INFORMATION SHOWN:
☆ ☆ ☆

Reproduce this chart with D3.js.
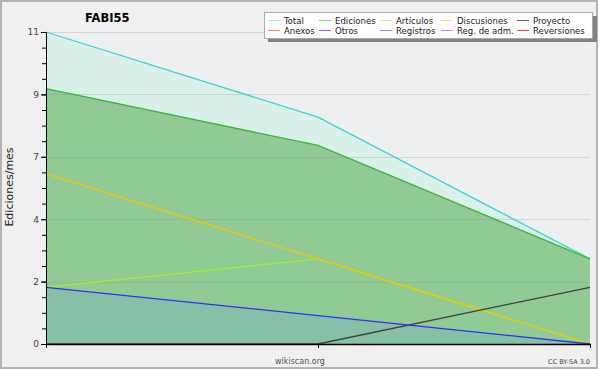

☆ ☆ ☆

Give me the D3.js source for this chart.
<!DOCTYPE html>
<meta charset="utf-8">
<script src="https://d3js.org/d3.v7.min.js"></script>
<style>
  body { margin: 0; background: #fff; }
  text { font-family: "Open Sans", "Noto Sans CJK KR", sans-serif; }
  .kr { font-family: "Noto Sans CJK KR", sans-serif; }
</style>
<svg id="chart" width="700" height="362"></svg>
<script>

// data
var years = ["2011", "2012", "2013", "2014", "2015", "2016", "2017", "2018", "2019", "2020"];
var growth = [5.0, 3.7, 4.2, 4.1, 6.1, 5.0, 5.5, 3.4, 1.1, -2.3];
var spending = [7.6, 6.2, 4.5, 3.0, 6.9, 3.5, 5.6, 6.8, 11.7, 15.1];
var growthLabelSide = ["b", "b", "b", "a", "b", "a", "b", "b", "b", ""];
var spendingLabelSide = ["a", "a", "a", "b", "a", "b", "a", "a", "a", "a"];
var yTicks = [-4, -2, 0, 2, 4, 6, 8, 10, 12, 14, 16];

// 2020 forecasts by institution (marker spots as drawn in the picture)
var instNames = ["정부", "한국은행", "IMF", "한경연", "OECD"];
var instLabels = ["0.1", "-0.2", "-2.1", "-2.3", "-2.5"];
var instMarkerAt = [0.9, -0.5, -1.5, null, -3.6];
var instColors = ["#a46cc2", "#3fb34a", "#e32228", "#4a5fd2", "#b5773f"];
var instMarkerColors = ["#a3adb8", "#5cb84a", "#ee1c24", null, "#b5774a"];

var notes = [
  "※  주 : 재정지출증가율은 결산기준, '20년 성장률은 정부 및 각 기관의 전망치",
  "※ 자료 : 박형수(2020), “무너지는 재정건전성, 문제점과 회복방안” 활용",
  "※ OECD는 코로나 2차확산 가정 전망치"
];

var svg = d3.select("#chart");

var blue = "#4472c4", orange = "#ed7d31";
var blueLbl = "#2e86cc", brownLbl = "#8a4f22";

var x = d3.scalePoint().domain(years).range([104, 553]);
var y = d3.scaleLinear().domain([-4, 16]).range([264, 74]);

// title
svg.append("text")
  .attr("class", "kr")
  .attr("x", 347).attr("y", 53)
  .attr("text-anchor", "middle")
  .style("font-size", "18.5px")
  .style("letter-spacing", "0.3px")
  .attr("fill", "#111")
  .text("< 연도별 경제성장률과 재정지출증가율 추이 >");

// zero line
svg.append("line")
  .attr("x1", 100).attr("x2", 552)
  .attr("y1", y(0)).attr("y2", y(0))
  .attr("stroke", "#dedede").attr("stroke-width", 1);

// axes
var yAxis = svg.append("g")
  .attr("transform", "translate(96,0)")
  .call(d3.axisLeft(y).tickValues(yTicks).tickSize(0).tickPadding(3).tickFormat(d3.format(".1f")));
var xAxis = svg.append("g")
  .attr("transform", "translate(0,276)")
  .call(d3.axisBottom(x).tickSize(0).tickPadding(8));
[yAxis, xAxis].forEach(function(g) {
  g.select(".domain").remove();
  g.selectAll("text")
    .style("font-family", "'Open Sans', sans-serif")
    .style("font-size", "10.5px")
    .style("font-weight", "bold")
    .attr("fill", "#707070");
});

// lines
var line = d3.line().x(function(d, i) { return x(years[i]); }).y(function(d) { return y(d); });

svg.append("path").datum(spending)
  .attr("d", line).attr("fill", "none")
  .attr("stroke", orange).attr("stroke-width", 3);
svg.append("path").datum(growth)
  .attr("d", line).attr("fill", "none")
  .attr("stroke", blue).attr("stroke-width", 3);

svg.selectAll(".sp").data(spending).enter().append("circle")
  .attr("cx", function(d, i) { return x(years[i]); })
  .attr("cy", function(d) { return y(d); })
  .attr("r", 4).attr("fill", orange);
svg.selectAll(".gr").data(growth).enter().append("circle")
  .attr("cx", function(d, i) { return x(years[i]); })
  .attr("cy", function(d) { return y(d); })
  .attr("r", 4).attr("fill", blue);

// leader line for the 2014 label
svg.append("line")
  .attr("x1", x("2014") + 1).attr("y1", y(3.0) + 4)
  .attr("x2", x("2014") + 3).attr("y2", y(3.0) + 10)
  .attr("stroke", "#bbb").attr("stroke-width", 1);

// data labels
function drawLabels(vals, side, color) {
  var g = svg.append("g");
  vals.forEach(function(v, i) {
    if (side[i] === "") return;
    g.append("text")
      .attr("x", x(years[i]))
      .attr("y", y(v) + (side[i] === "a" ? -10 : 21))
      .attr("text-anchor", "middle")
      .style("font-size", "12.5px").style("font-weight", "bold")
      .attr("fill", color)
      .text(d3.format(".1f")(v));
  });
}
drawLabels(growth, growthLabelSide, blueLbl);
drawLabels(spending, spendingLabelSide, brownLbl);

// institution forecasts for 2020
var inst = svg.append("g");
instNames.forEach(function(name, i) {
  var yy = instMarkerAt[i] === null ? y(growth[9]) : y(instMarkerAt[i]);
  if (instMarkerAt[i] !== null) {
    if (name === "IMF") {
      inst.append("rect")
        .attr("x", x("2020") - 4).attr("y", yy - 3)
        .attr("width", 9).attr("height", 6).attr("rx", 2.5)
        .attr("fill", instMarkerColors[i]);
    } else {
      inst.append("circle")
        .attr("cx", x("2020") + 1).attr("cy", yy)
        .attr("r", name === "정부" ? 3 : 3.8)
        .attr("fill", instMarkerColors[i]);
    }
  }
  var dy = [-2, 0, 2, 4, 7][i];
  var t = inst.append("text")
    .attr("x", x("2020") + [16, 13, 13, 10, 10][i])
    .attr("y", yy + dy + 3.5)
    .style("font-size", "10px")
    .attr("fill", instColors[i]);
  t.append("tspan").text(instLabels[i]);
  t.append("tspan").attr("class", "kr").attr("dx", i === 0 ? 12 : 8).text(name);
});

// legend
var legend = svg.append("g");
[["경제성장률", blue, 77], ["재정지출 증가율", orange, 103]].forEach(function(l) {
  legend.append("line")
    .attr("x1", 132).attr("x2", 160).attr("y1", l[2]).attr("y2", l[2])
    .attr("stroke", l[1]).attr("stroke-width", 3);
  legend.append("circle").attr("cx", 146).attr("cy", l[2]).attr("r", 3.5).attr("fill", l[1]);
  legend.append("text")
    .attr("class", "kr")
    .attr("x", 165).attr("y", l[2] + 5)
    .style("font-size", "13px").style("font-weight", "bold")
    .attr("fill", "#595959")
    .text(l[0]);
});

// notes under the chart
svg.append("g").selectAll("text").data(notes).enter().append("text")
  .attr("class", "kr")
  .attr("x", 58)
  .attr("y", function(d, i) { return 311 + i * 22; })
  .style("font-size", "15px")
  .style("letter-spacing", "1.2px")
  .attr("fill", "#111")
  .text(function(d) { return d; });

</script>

☆ ☆ ☆

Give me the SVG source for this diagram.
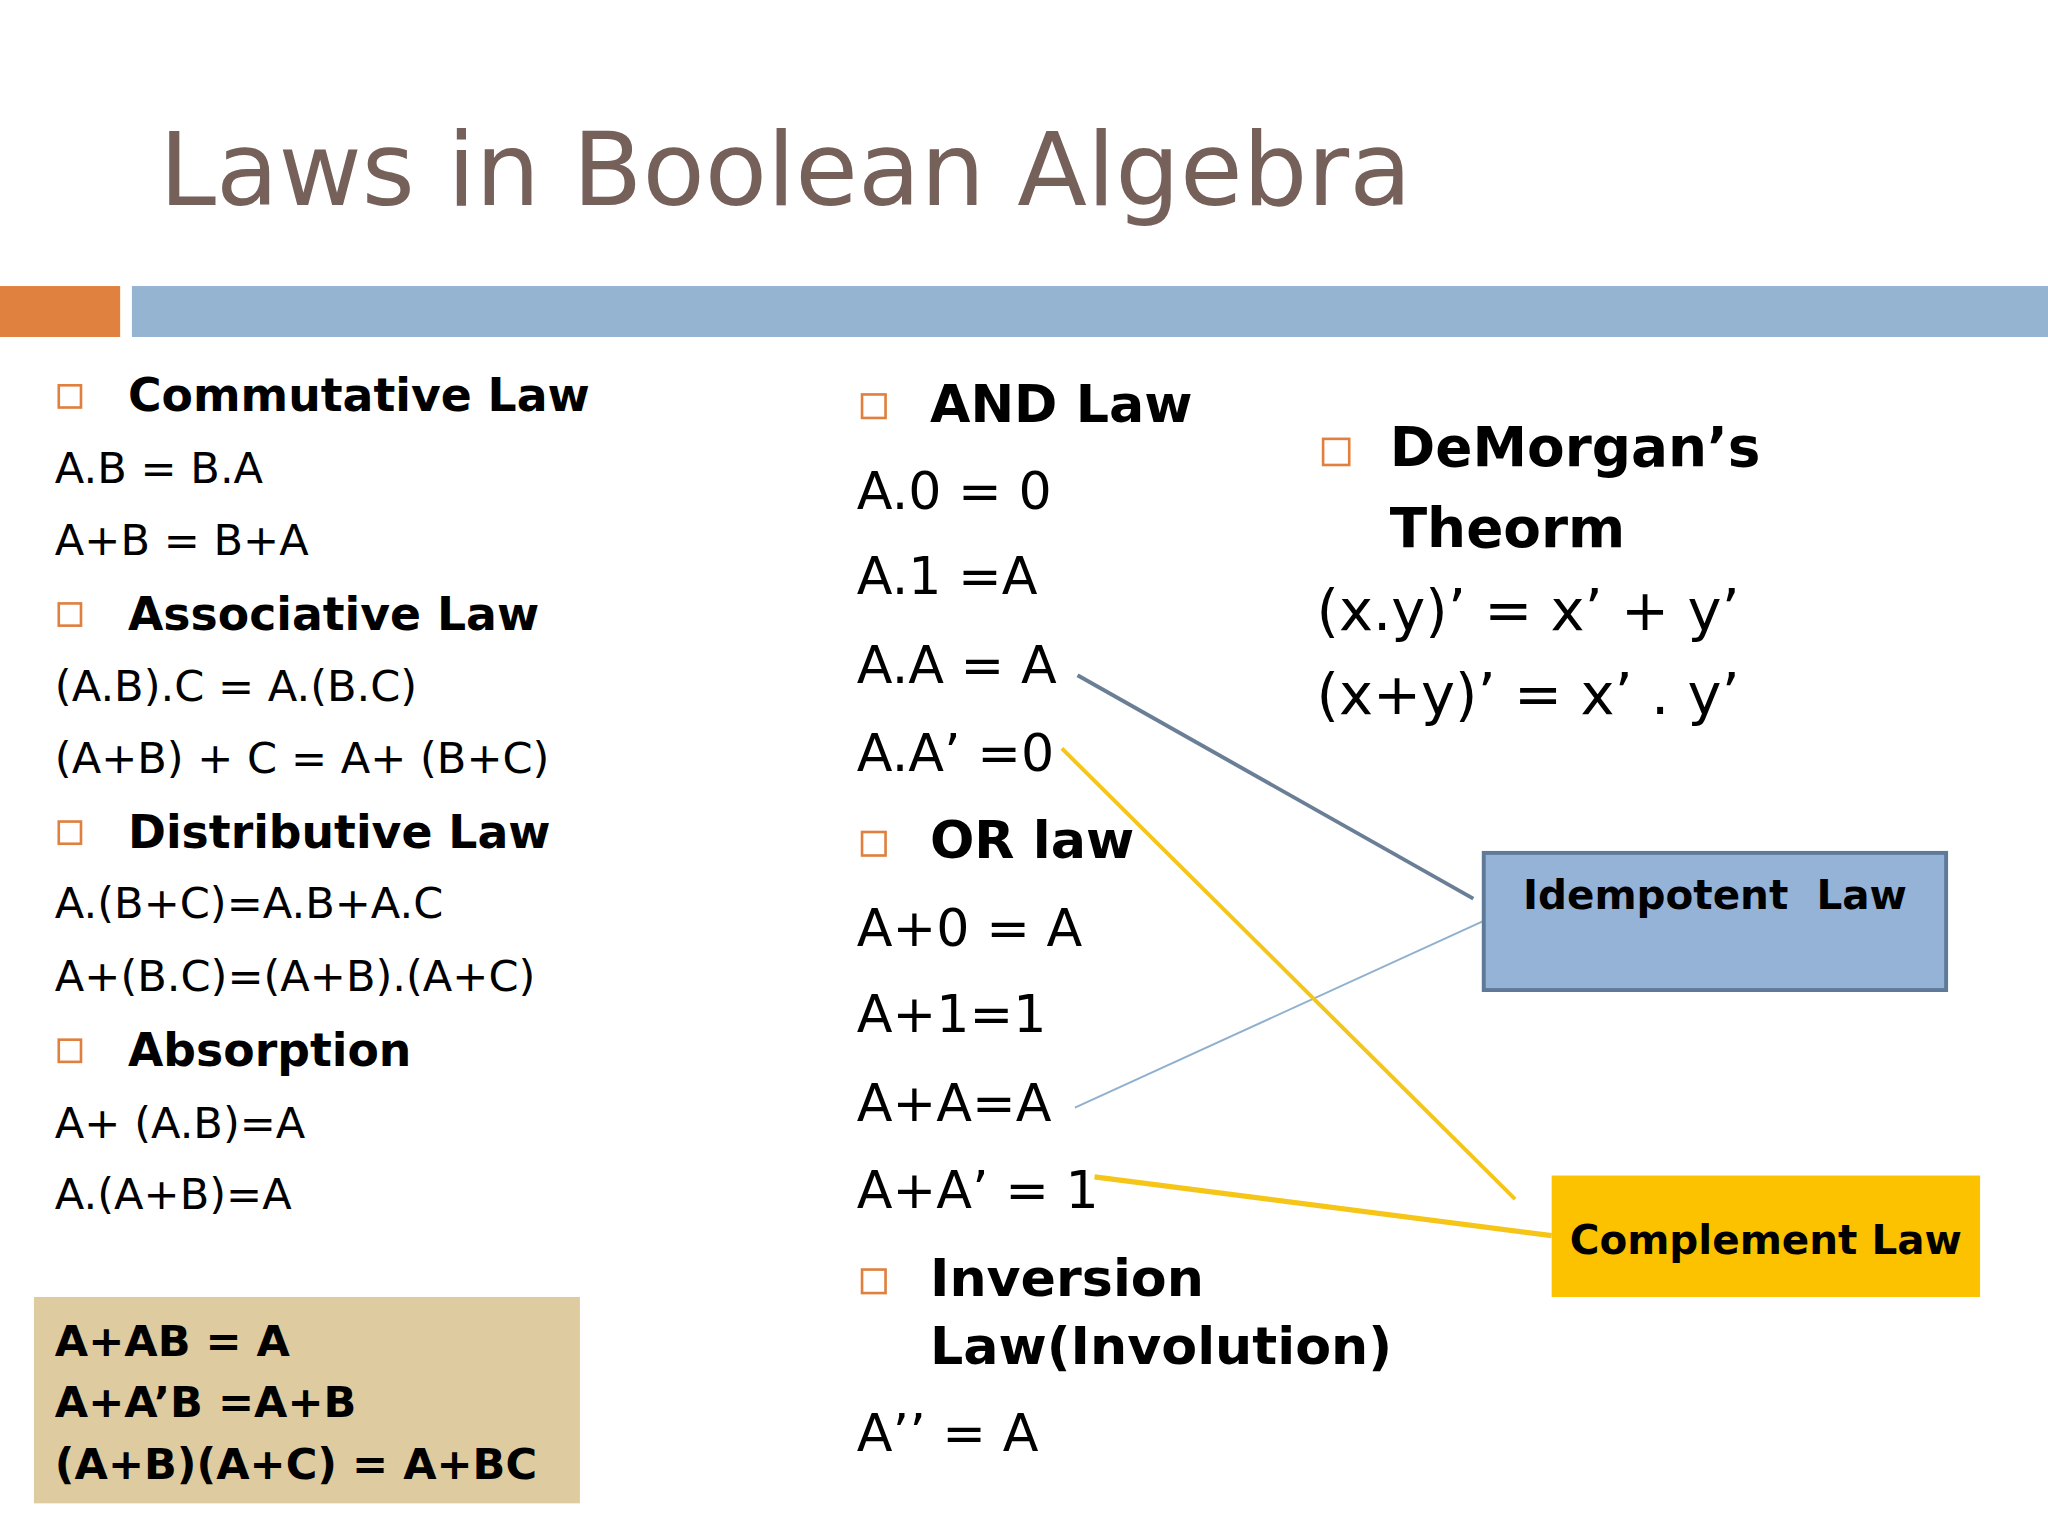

☆ ☆ ☆

OBJECTIVE:
Above are the records. Copy every line in them holding "chart".

RESULT BELOW:
Reproduce this chart with D3.js.
Give me the D3.js source for this chart.
<svg id="chart" width="700" height="362"></svg>
var svg = d3.select("#chart");
// notes under the chart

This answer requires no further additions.